> Records excerpted from a collection
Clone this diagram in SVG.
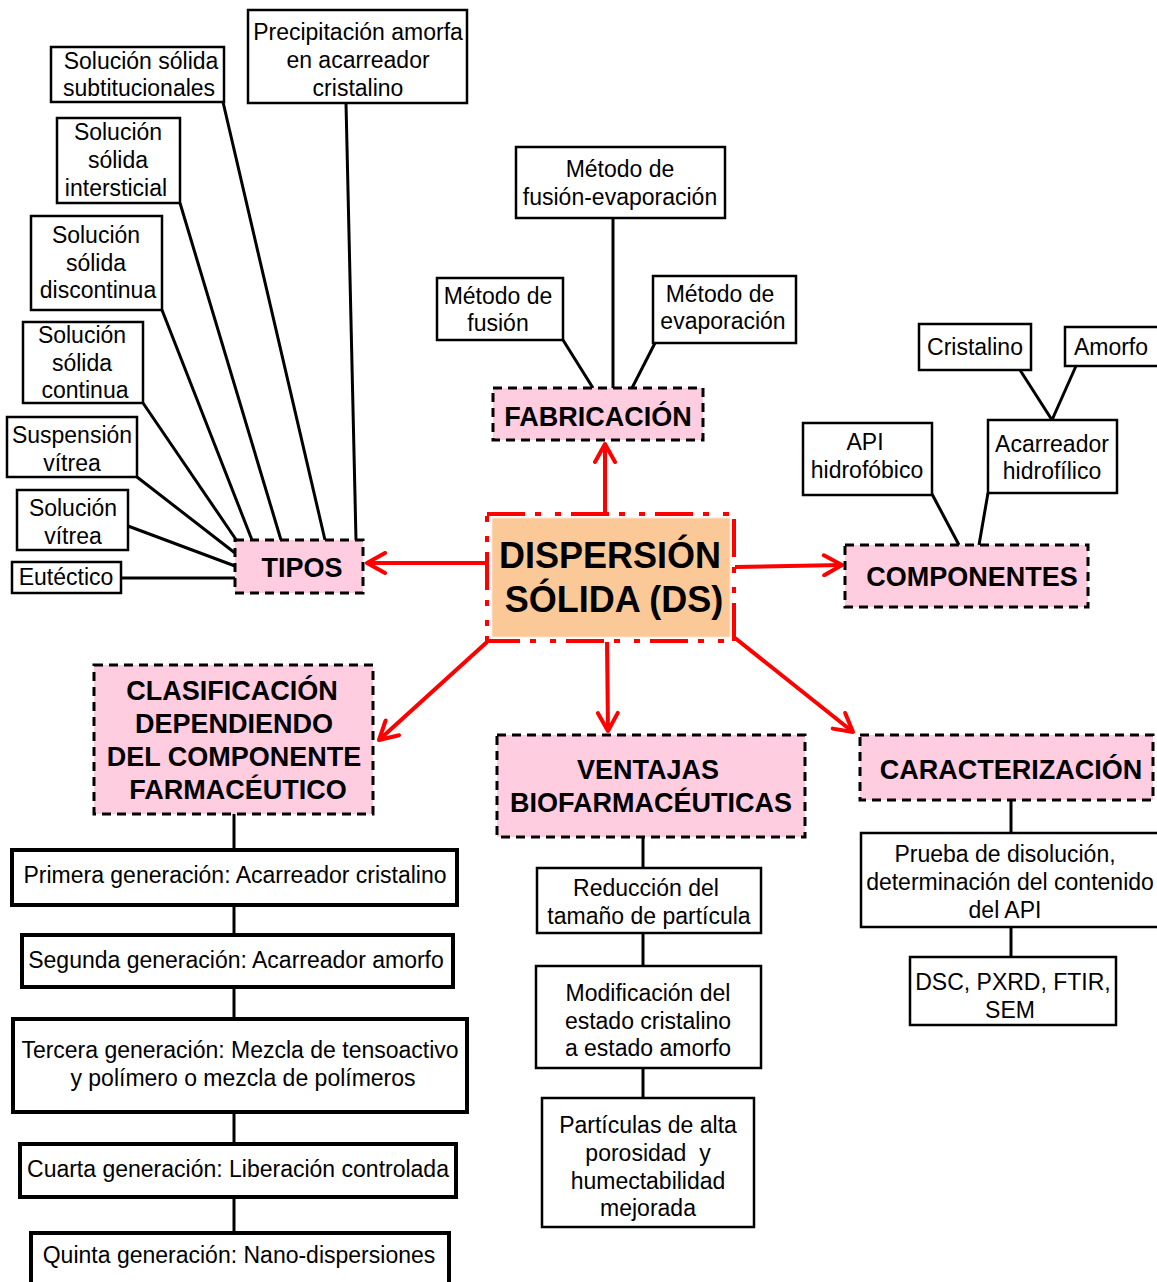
<svg xmlns="http://www.w3.org/2000/svg" width="1157" height="1282" viewBox="0 0 1157 1282">
  <style>
    text { font-family: "Liberation Sans", Arial, sans-serif; fill: #000; text-anchor: middle; }
    .t { font-size: 23px; }
    .h { font-size: 27px; font-weight: bold; }
    .main { font-size: 36px; font-weight: bold; }
    .box { fill: #fff; stroke: #000; stroke-width: 2.5; }
    .gen { fill: #fff; stroke: #000; stroke-width: 4; }
    .head { fill: #ffcce0; stroke: #000; stroke-width: 3; stroke-dasharray: 9 6; }
    .link { stroke: #000; stroke-width: 3; fill: none; }
    .arrow { stroke: #ff0000; stroke-width: 4; fill: none; marker-end: url(#chev); }
  </style>
  <defs>
    <marker id="chev" viewBox="0 0 24 24" refX="21" refY="12" markerWidth="24" markerHeight="24" markerUnits="userSpaceOnUse" orient="auto">
      <path d="M3,2 L21,12 L3,22" fill="none" stroke="#ff0000" stroke-width="4" stroke-linecap="round" stroke-linejoin="round"/>
    </marker>
  </defs>

  <rect width="1157" height="1282" fill="#fff"/>

  <!-- connectors -->
  <g id="connectors">
    <!-- TIPOS branches -->
    <line class="link" x1="346" y1="103" x2="356" y2="540"/>
    <line class="link" x1="223" y1="102" x2="325" y2="540"/>
    <line class="link" x1="180" y1="203" x2="281" y2="540"/>
    <line class="link" x1="162" y1="310" x2="252" y2="540"/>
    <line class="link" x1="143" y1="403" x2="237" y2="541"/>
    <line class="link" x1="137" y1="477" x2="235" y2="553"/>
    <line class="link" x1="128" y1="526" x2="235" y2="566"/>
    <line class="link" x1="121" y1="578" x2="235" y2="578"/>
    <!-- FABRICACIÓN branches -->
    <line class="link" x1="613" y1="218" x2="613" y2="388"/>
    <line class="link" x1="563" y1="340" x2="593" y2="388"/>
    <line class="link" x1="655" y1="343" x2="632" y2="388"/>
    <!-- COMPONENTES branches -->
    <line class="link" x1="1020" y1="370" x2="1052" y2="420"/>
    <line class="link" x1="1076" y1="366" x2="1052" y2="420"/>
    <line class="link" x1="932" y1="494" x2="959" y2="545"/>
    <line class="link" x1="988" y1="493" x2="979" y2="545"/>
    <!-- CLASIFICACIÓN chain -->
    <line class="link" x1="234" y1="814" x2="234" y2="850"/>
    <line class="link" x1="234" y1="905" x2="234" y2="935"/>
    <line class="link" x1="234" y1="987" x2="234" y2="1019"/>
    <line class="link" x1="234" y1="1112" x2="234" y2="1144"/>
    <line class="link" x1="234" y1="1197" x2="234" y2="1233"/>
    <!-- VENTAJAS chain -->
    <line class="link" x1="643" y1="837" x2="643" y2="868"/>
    <line class="link" x1="643" y1="933" x2="643" y2="966"/>
    <line class="link" x1="643" y1="1068" x2="643" y2="1098"/>
    <!-- CARACTERIZACIÓN chain -->
    <line class="link" x1="1011" y1="800" x2="1011" y2="833"/>
    <line class="link" x1="1011" y1="927" x2="1011" y2="957"/>
    <!-- red arrows from the centre -->
    <line class="arrow" x1="605" y1="514" x2="605" y2="444"/>
    <line class="arrow" x1="488" y1="563" x2="367" y2="563"/>
    <line class="arrow" x1="735" y1="567" x2="842" y2="565"/>
    <line class="arrow" x1="607" y1="642" x2="608" y2="731"/>
    <line class="arrow" x1="487" y1="642" x2="379" y2="740"/>
    <line class="arrow" x1="735" y1="638" x2="853" y2="732"/>
  </g>

  <!-- central node -->
  <g id="ds">
    <rect x="492" y="518" width="238" height="119" fill="#fbc898" stroke="#fde3cc" stroke-width="1"/>
    <rect x="487" y="514" width="247" height="127" fill="none" stroke="#ff0000" stroke-width="4" stroke-dasharray="38 10 6 14 6 10"/>
    <text class="main" x="610" y="568">DISPERSIÓN</text>
    <text class="main" x="614" y="612">SÓLIDA (DS)</text>
  </g>

  <!-- category headers -->
  <g id="fabricacion">
    <rect class="head" x="493" y="388" width="210" height="52"/>
    <text class="h" x="598" y="426">FABRICACIÓN</text>
  </g>
  <g id="tipos">
    <rect class="head" x="235" y="540" width="128" height="53"/>
    <text class="h" x="302" y="577">TIPOS</text>
  </g>
  <g id="componentes">
    <rect class="head" x="845" y="545" width="243" height="62"/>
    <text class="h" x="972" y="586">COMPONENTES</text>
  </g>
  <g id="clasificacion">
    <rect class="head" x="94" y="665" width="279" height="149"/>
    <text class="h" x="232" y="700">CLASIFICACIÓN</text>
    <text class="h" x="234" y="733">DEPENDIENDO</text>
    <text class="h" x="234" y="766">DEL COMPONENTE</text>
    <text class="h" x="238" y="799">FARMACÉUTICO</text>
  </g>
  <g id="ventajas">
    <rect class="head" x="497" y="735" width="308" height="102"/>
    <text class="h" x="648" y="779">VENTAJAS</text>
    <text class="h" x="651" y="812">BIOFARMACÉUTICAS</text>
  </g>
  <g id="caracterizacion">
    <rect class="head" x="860" y="735" width="293" height="65"/>
    <text class="h" x="1011" y="779">CARACTERIZACIÓN</text>
  </g>

  <!-- TIPOS leaves -->
  <g id="precipitacion">
    <rect class="box" x="248" y="10" width="219" height="93"/>
    <text class="t" x="358" y="40">Precipitación amorfa</text>
    <text class="t" x="358" y="68">en acarreador</text>
    <text class="t" x="358" y="96">cristalino</text>
  </g>
  <g id="sustitucional">
    <rect class="box" x="51" y="47" width="173" height="55"/>
    <text class="t" x="141" y="69">Solución sólida</text>
    <text class="t" x="139" y="96">subtitucionales</text>
  </g>
  <g id="intersticial">
    <rect class="box" x="57" y="118" width="123" height="85"/>
    <text class="t" x="118" y="140">Solución</text>
    <text class="t" x="118" y="168">sólida</text>
    <text class="t" x="116" y="196">intersticial</text>
  </g>
  <g id="discontinua">
    <rect class="box" x="31" y="216" width="131" height="94"/>
    <text class="t" x="96" y="243">Solución</text>
    <text class="t" x="96" y="271">sólida</text>
    <text class="t" x="98" y="298">discontinua</text>
  </g>
  <g id="continua">
    <rect class="box" x="23" y="322" width="120" height="81"/>
    <text class="t" x="82" y="343">Solución</text>
    <text class="t" x="82" y="371">sólida</text>
    <text class="t" x="85" y="398">continua</text>
  </g>
  <g id="suspension">
    <rect class="box" x="7" y="417" width="130" height="60"/>
    <text class="t" x="72" y="443">Suspensión</text>
    <text class="t" x="72" y="471">vítrea</text>
  </g>
  <g id="solucion-vitrea">
    <rect class="box" x="17" y="490" width="111" height="60"/>
    <text class="t" x="73" y="516">Solución</text>
    <text class="t" x="73" y="544">vítrea</text>
  </g>
  <g id="eutectico">
    <rect class="box" x="12" y="562" width="109" height="31"/>
    <text class="t" x="66" y="585">Eutéctico</text>
  </g>

  <!-- FABRICACIÓN leaves -->
  <g id="fusion-evaporacion">
    <rect class="box" x="516" y="147" width="209" height="71"/>
    <text class="t" x="620" y="177">Método de</text>
    <text class="t" x="620" y="205">fusión-evaporación</text>
  </g>
  <g id="fusion">
    <rect class="box" x="437" y="278" width="126" height="62"/>
    <text class="t" x="498" y="304">Método de</text>
    <text class="t" x="498" y="331">fusión</text>
  </g>
  <g id="evaporacion">
    <rect class="box" x="653" y="276" width="143" height="67"/>
    <text class="t" x="720" y="302">Método de</text>
    <text class="t" x="723" y="329">evaporación</text>
  </g>

  <!-- COMPONENTES leaves -->
  <g id="cristalino">
    <rect class="box" x="919" y="324" width="112" height="46"/>
    <text class="t" x="975" y="355">Cristalino</text>
  </g>
  <g id="amorfo">
    <rect class="box" x="1065" y="327" width="95" height="39"/>
    <text class="t" x="1111" y="355">Amorfo</text>
  </g>
  <g id="api">
    <rect class="box" x="803" y="423" width="129" height="72"/>
    <text class="t" x="865" y="450">API</text>
    <text class="t" x="867" y="478">hidrofóbico</text>
  </g>
  <g id="acarreador">
    <rect class="box" x="988" y="420" width="129" height="73"/>
    <text class="t" x="1052" y="452">Acarreador</text>
    <text class="t" x="1052" y="479">hidrofílico</text>
  </g>

  <!-- generations -->
  <g id="gen1">
    <rect class="gen" x="12" y="850" width="445" height="55"/>
    <text class="t" x="235" y="883">Primera generación: Acarreador cristalino</text>
  </g>
  <g id="gen2">
    <rect class="gen" x="22" y="935" width="431" height="52"/>
    <text class="t" x="236" y="968">Segunda generación: Acarreador amorfo</text>
  </g>
  <g id="gen3">
    <rect class="gen" x="13" y="1019" width="454" height="93"/>
    <text class="t" x="240" y="1058">Tercera generación: Mezcla de tensoactivo</text>
    <text class="t" x="243" y="1086">y polímero o mezcla de polímeros</text>
  </g>
  <g id="gen4">
    <rect class="gen" x="20" y="1144" width="436" height="53"/>
    <text class="t" x="238" y="1177">Cuarta generación: Liberación controlada</text>
  </g>
  <g id="gen5">
    <rect class="gen" x="31" y="1233" width="418" height="60"/>
    <text class="t" x="239" y="1263">Quinta generación: Nano-dispersiones</text>
  </g>

  <!-- VENTAJAS leaves -->
  <g id="reduccion">
    <rect class="box" x="537" y="868" width="224" height="65"/>
    <text class="t" x="646" y="896">Reducción del</text>
    <text class="t" x="649" y="924">tamaño de partícula</text>
  </g>
  <g id="modificacion">
    <rect class="box" x="536" y="966" width="225" height="102"/>
    <text class="t" x="648" y="1001">Modificación del</text>
    <text class="t" x="648" y="1029">estado cristalino</text>
    <text class="t" x="648" y="1056">a estado amorfo</text>
  </g>
  <g id="particulas">
    <rect class="box" x="542" y="1098" width="212" height="129"/>
    <text class="t" x="648" y="1133">Partículas de alta</text>
    <text class="t" x="648" y="1161">porosidad&#160; y</text>
    <text class="t" x="648" y="1189">humectabilidad</text>
    <text class="t" x="648" y="1216">mejorada</text>
  </g>

  <!-- CARACTERIZACIÓN leaves -->
  <g id="prueba">
    <rect class="box" x="861" y="833" width="300" height="94"/>
    <text class="t" x="1005" y="862">Prueba de disolución,</text>
    <text class="t" x="1010" y="890">determinación del contenido</text>
    <text class="t" x="1005" y="918">del API</text>
  </g>
  <g id="tecnicas">
    <rect class="box" x="910" y="957" width="206" height="68"/>
    <text class="t" x="1013" y="990">DSC, PXRD, FTIR,</text>
    <text class="t" x="1010" y="1018">SEM</text>
  </g>
</svg>
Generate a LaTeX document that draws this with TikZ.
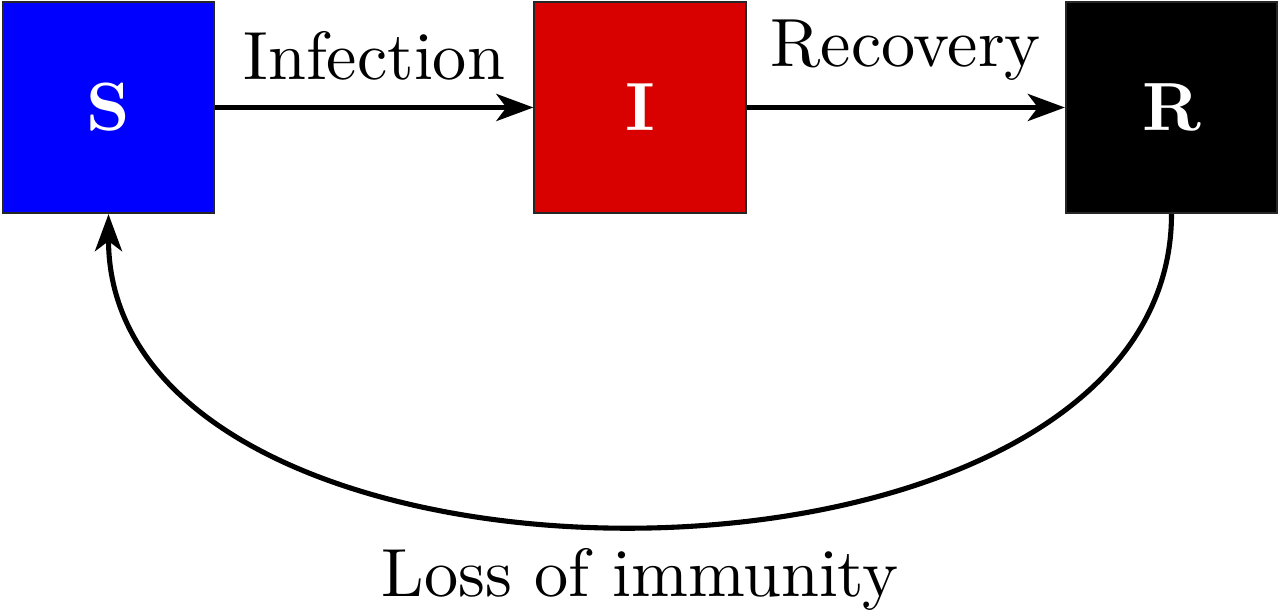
\documentclass[tikz,border=0pt]{standalone}
\usepackage{fontspec}
\newfontfamily\lmten{lmroman10-regular.otf}[BoldFont=lmroman10-bold.otf]
\usetikzlibrary{arrows.meta}
\begin{document}
\begin{tikzpicture}[x=0.01cm,y=-0.01cm,
  compartment/.style={draw=black!85, line width=0.6pt, minimum width=2.11cm, minimum height=2.11cm,
    inner sep=0pt, text=white, font=\lmten\fontsize{19.4}{23}\selectfont\bfseries},
  flow/.style={line width=1.45pt, -{Stealth[length=0.37cm,width=0.27cm,inset=0.1cm]}},
  lbl/.style={font=\lmten\fontsize{19.4}{23}\selectfont, inner sep=2pt}]
\definecolor{sblue}{RGB}{0,0,255}
\definecolor{ired}{RGB}{217,0,0}
\useasboundingbox (0,0) rectangle (1281,616);
\node[compartment, fill=sblue] (S) at (108.5,107.5) {S};
\node[compartment, fill=ired] (I) at (640,107.5) {I};
\node[compartment, fill=black] (R) at (1171.5,107.5) {R};
\draw[flow] (S) -- node[lbl, above, yshift=5pt] {Infection} (I);
\draw[flow] (I) -- node[lbl, above, yshift=5pt] {Recovery} (R);
\draw[flow] (R.south) to[out=-90, in=-90, looseness=1.0] node[lbl, below, yshift=-4pt] {Loss of immunity} (S.south);
\end{tikzpicture}
\end{document}
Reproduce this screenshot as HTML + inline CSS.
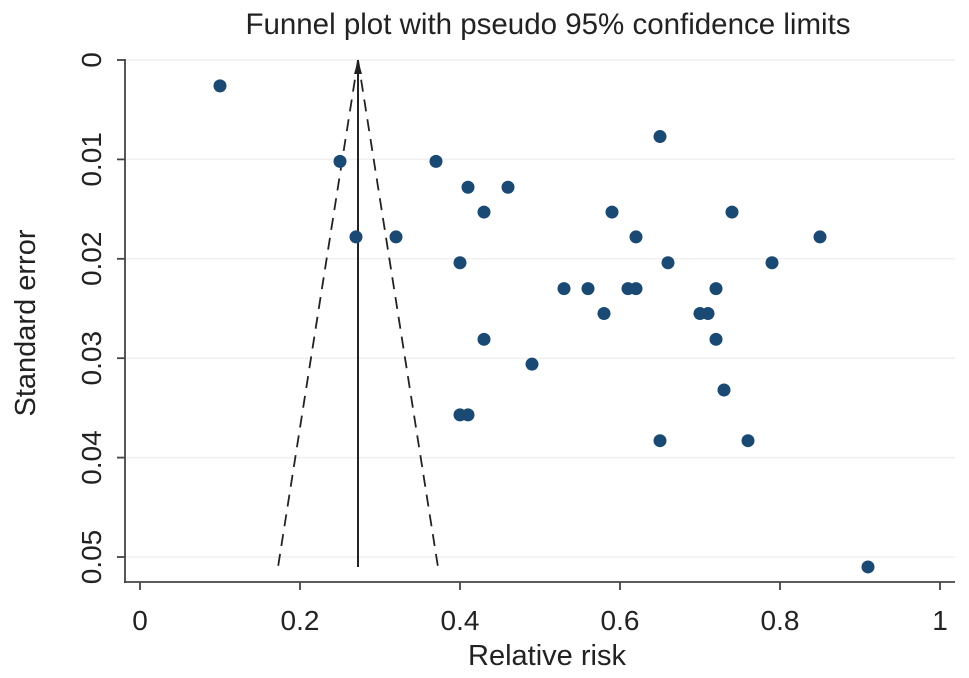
<!DOCTYPE html>
<html><head><meta charset="utf-8"><style>
html,body{margin:0;padding:0;background:#fff;}
svg{display:block;font-family:"Liberation Sans",sans-serif;}
</style></head><body>
<svg id="chart" width="969" height="678">
<text x="548" y="34" text-anchor="middle" font-size="29.5" fill="#222">Funnel plot with pseudo 95% confidence limits</text>
<g id="grid"></g><g id="axes"></g><g id="funnel"></g><g id="points"></g>
<text x="547" y="665" text-anchor="middle" font-size="29" fill="#222">Relative risk</text>
<text transform="translate(35,323) rotate(-90)" text-anchor="middle" font-size="29" fill="#222">Standard error</text>
</svg>
<script>
const xTicks=[0,0.2,0.4,0.6,0.8,1];
const xTickLabels=["0","0.2","0.4","0.6","0.8","1"];
const yTicks=[0,0.01,0.02,0.03,0.04,0.05];
const yTickLabels=["0","0.01","0.02","0.03","0.04","0.05"];
const rr=[0.10,0.25,0.37,0.65,0.41,0.46,0.43,0.59,0.74,0.27,0.32,0.62,0.85,0.40,0.66,0.79,0.53,0.56,0.61,0.62,0.72,0.58,0.70,0.71,0.43,0.72,0.49,0.73,0.40,0.41,0.65,0.76,0.91];
const se=[0.0026,0.0102,0.0102,0.0077,0.0128,0.0128,0.0153,0.0153,0.0153,0.0178,0.0178,0.0178,0.0178,0.0204,0.0204,0.0204,0.0230,0.0230,0.0230,0.0230,0.0230,0.0255,0.0255,0.0255,0.0281,0.0281,0.0306,0.0332,0.0357,0.0357,0.0383,0.0383,0.0510];
const pooled=[0.2725];
const seMax=[0.0510];
const NS="http://www.w3.org/2000/svg";
const X=v=>140+v*800, Y=v=>60+v*9940;
function mk(t,a,p){const e=document.createElementNS(NS,t);for(const k in a)e.setAttribute(k,a[k]);p.appendChild(e);return e;}
const grid=document.getElementById('grid'),axes=document.getElementById('axes'),fun=document.getElementById('funnel'),pts=document.getElementById('points');
yTicks.forEach((v,i)=>{
 const g=mk('line',{x1:126,x2:955,y1:Y(v),y2:Y(v),stroke:'#efefef','stroke-width':1.5},grid);
 
 
 mk('line',{x1:117,x2:125,y1:Y(v),y2:Y(v),stroke:'#444','stroke-width':1.8},axes);
 const t=mk('text',{transform:`translate(101,${Y(v)}) rotate(-90)`,'text-anchor':'middle','font-size':28,fill:'#222'},axes);
 t.textContent=yTickLabels[i];
 
 
});
xTicks.forEach((v,i)=>{
 mk('line',{x1:X(v),x2:X(v),y1:582,y2:590,stroke:'#444','stroke-width':1.8},axes);
 const t=mk('text',{x:X(v),y:630,'text-anchor':'middle','font-size':28,fill:'#222'},axes);
 t.textContent=xTickLabels[i];
 
 
});
mk('line',{x1:125,x2:125,y1:Y(0)-1,y2:583,stroke:'#444','stroke-width':1.8},axes);
mk('line',{x1:124,x2:955,y1:582,y2:582,stroke:'#444','stroke-width':1.8},axes);
const p=pooled[0],sm=seMax[0];
const l1=mk('line',{x1:X(p),y1:Y(0),x2:X(p-1.96*sm),y2:Y(sm),stroke:'#222','stroke-width':1.8,'stroke-dasharray':'12,8'},fun);


const l2=mk('line',{x1:X(p),y1:Y(0),x2:X(p+1.96*sm),y2:Y(sm),stroke:'#222','stroke-width':1.8,'stroke-dasharray':'12,8'},fun);


const pl=mk('line',{x1:X(p),y1:Y(sm),x2:X(p),y2:Y(0)+6,stroke:'#222','stroke-width':2},fun);


mk('polygon',{points:`${X(p)},${Y(0)} ${X(p)-4},${Y(0)+14} ${X(p)+4},${Y(0)+14}`,fill:'#222'},fun);
rr.forEach((v,i)=>{
 const c=mk('circle',{cx:X(v),cy:Y(se[i]),r:6.5,fill:'#1a4a73'},pts);
 
 
});
</script>
</body></html>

> SET TASK
Make an exact copy of the lines from the one that contains "Reproduce this screenshot" through the one that contains "t.textContent=xTickLabels[i];", both included, and no other lines. Pictures are skipped.

> RESPONSE
Reproduce this screenshot as HTML + inline CSS.
<!DOCTYPE html>
<html><head><meta charset="utf-8"><style>
html,body{margin:0;padding:0;background:#fff;}
svg{display:block;font-family:"Liberation Sans",sans-serif;}
</style></head><body>
<svg id="chart" width="969" height="678">
<text x="548" y="34" text-anchor="middle" font-size="29.5" fill="#222">Funnel plot with pseudo 95% confidence limits</text>
<g id="grid"></g><g id="axes"></g><g id="funnel"></g><g id="points"></g>
<text x="547" y="665" text-anchor="middle" font-size="29" fill="#222">Relative risk</text>
<text transform="translate(35,323) rotate(-90)" text-anchor="middle" font-size="29" fill="#222">Standard error</text>
</svg>
<script>
const xTicks=[0,0.2,0.4,0.6,0.8,1];
const xTickLabels=["0","0.2","0.4","0.6","0.8","1"];
const yTicks=[0,0.01,0.02,0.03,0.04,0.05];
const yTickLabels=["0","0.01","0.02","0.03","0.04","0.05"];
const rr=[0.10,0.25,0.37,0.65,0.41,0.46,0.43,0.59,0.74,0.27,0.32,0.62,0.85,0.40,0.66,0.79,0.53,0.56,0.61,0.62,0.72,0.58,0.70,0.71,0.43,0.72,0.49,0.73,0.40,0.41,0.65,0.76,0.91];
const se=[0.0026,0.0102,0.0102,0.0077,0.0128,0.0128,0.0153,0.0153,0.0153,0.0178,0.0178,0.0178,0.0178,0.0204,0.0204,0.0204,0.0230,0.0230,0.0230,0.0230,0.0230,0.0255,0.0255,0.0255,0.0281,0.0281,0.0306,0.0332,0.0357,0.0357,0.0383,0.0383,0.0510];
const pooled=[0.2725];
const seMax=[0.0510];
const NS="http://www.w3.org/2000/svg";
const X=v=>140+v*800, Y=v=>60+v*9940;
function mk(t,a,p){const e=document.createElementNS(NS,t);for(const k in a)e.setAttribute(k,a[k]);p.appendChild(e);return e;}
const grid=document.getElementById('grid'),axes=document.getElementById('axes'),fun=document.getElementById('funnel'),pts=document.getElementById('points');
yTicks.forEach((v,i)=>{
 const g=mk('line',{x1:126,x2:955,y1:Y(v),y2:Y(v),stroke:'#efefef','stroke-width':1.5},grid);
 
 
 mk('line',{x1:117,x2:125,y1:Y(v),y2:Y(v),stroke:'#444','stroke-width':1.8},axes);
 const t=mk('text',{transform:`translate(101,${Y(v)}) rotate(-90)`,'text-anchor':'middle','font-size':28,fill:'#222'},axes);
 t.textContent=yTickLabels[i];
 
 
});
xTicks.forEach((v,i)=>{
 mk('line',{x1:X(v),x2:X(v),y1:582,y2:590,stroke:'#444','stroke-width':1.8},axes);
 const t=mk('text',{x:X(v),y:630,'text-anchor':'middle','font-size':28,fill:'#222'},axes);
 t.textContent=xTickLabels[i];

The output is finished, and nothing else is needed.